Appliquée à un grand nombre de monuments de chaque art et de chaque genre, l’analyse
artistique telle que nous la concevons, fournira des matériaux précieux aux
généralisations de l’esthétique expérimentale, éclairera la technique, le développement
historique, la morphologie en un mot et la dynamique de l’œuvre d’art. D’autre part, il
est évident que ces travaux sur l’effet émotionnel des œuvres, sur les émotions
esthétiques, c’est-à-dire les émotions les plus définies de toutes dans leur cause et
dans leurs caractères, seront d’un grand secours pour constituer une partie à peine
esquissée de la psychologie : la connaissance générale des émotions.

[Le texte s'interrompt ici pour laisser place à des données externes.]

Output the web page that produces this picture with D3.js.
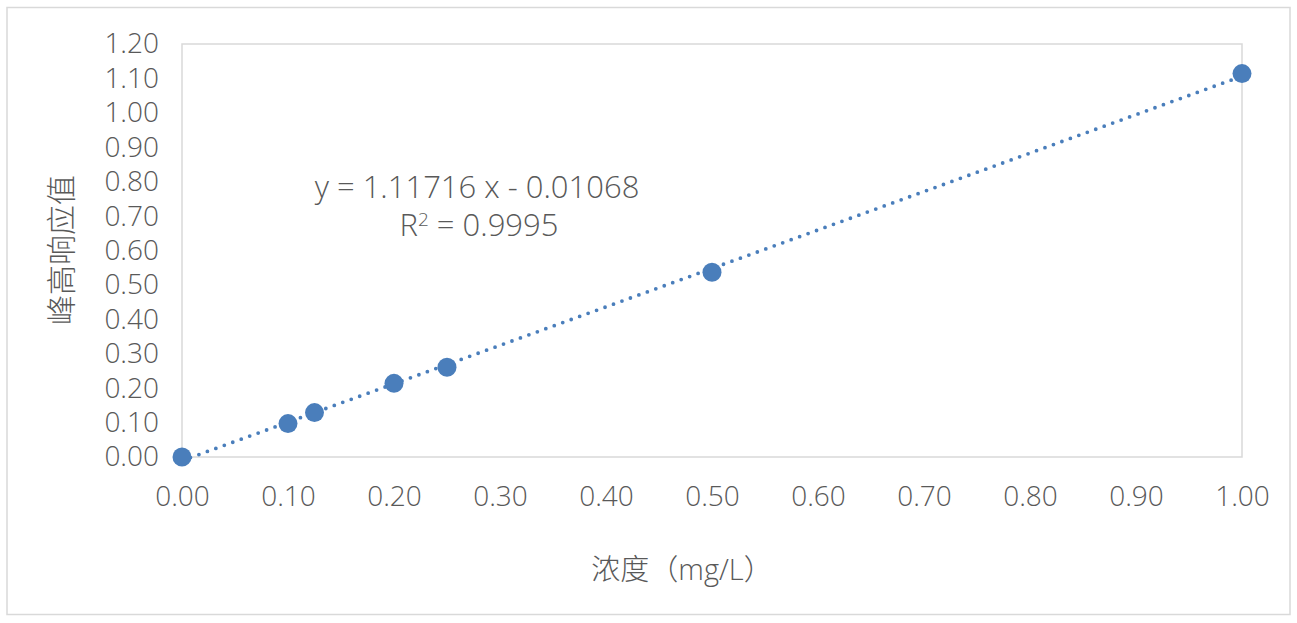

On pourra prétendre que l’analyste devant constater les effets émotionnels de l’œuvre
qu’il examine, et ces effets étant extrêmement variables selon les goûts, il sera
obligé, sinon de porter positivement un jugement littéraire, du moins d’introduire dans
ses constatations un élément personnel, par le fait même qu’il admettra que telle ou
telle œuvre a produit tel ou tel effet. La définition de l’œuvre d’art comprend au même
titre le roman feuilleton et le roman d’analyse, les genres supérieurs et bas ; elle
s’applique aussi bien à l’émotion d’un charretier écoulant une chanson de café-concert,
qu’à celle d’un poète charmé par un lied de Schumann, d’un philosophe
admirant les démonstrations de Malebranche, ou d’un ingénieur suivant le jeu d’une
locomotive. L’analyste est un individu ; son avis sur les émotions provoquées par une
œuvre et sur les moyens auxquels il faut les attribuer, sera un avis personnel, l’avis
d’un homme ayant telle ou telle sensibilité, telle éducation. Les règles que
l’esthétique générale pourra tirer de ses travaux seront contredites par les règles
des travaux d’un de ses émules.
Ces objections ne nous semblent valables que dans une très faible mesure. Elles
reposent sur une confusion entre l’acte d’apprécier l’intensité d’une émotion et celui
de la reconnaître, d’en désigner l’espèce. Il est vrai que peu d’hommes s’accordent à
ressentir le même degré d’émotion à propos de la lecture d’un même livre : que ces
différences de plaisir, d’intérêt, de saisissement peuvent aller fort loin. Nous avons
nous-même reconnu cette variabilité de l’appréciation quantitative des œuvres d’art,
quand nous avons parlé des tentatives faites pour la mesurer exactement chez diverses
personnes. Il en est tout autrement de l’appréciation qualitative. Celle-ci présente une
fixité relativement satisfaisante. Entre personnes ressentant faiblement ou fortement de
l’émotion à propos d’une œuvre, il n’existe que bien rarement des désaccords sur la
nature et la cause de cette émotion. On peut ne pas aimer Balzac, mais de ceux qui l’ont
lu, aucun ne dira qu’il ressent un sentiment de grâce ou de langueur ni que cela vient
du style noble et fleuri de ce romancier. De même Mérimée ne paraîtra à personne
lyrique, ni Victor Hugo familier, ni Lamartine sardonique. Sur ces points, on s’entend
naturellement, comme on est accord sur les caractères généraux de la sculpture grecque,
de la peinture flamande, de la musique italienne. La subjectivité dans l’appréciation
des œuvres d’art affecte, en majeure partie, le degré mais non la nature du sentiment
qu’elles provoquent. Sur ce dernier point, les divergences sont rares. Que l’on joigne à
cette observation générale le fait que les personnes capables et désireuses
d’entreprendre des travaux d’esthopsychologie seront évidemment des lecteurs d’une
curiosité universelle et impartiale, habiles à sentir tout le charme de presque toutes
les œuvres, disposés tout au moins à s’assouplir à les comprendre, et partant du
principe que toute œuvre qui émeut n’importe quel barbare ou quel raffiné a des
propriétés qui justifient cet effet. Que l’on considère encore que toutes les sciences
sont soumises à l’influence perturbatrice de l’évaluation personnelle. Cette influence
ne sera pas plus fatale à la critique scientifique qu’elle n’a empêché le développement
de la physiologie, que la philosophie de Kant, en démontrant l’impossibilité de
connaître les choses en soi, n’a arrêté l’essor de toutes les sciences naturelles.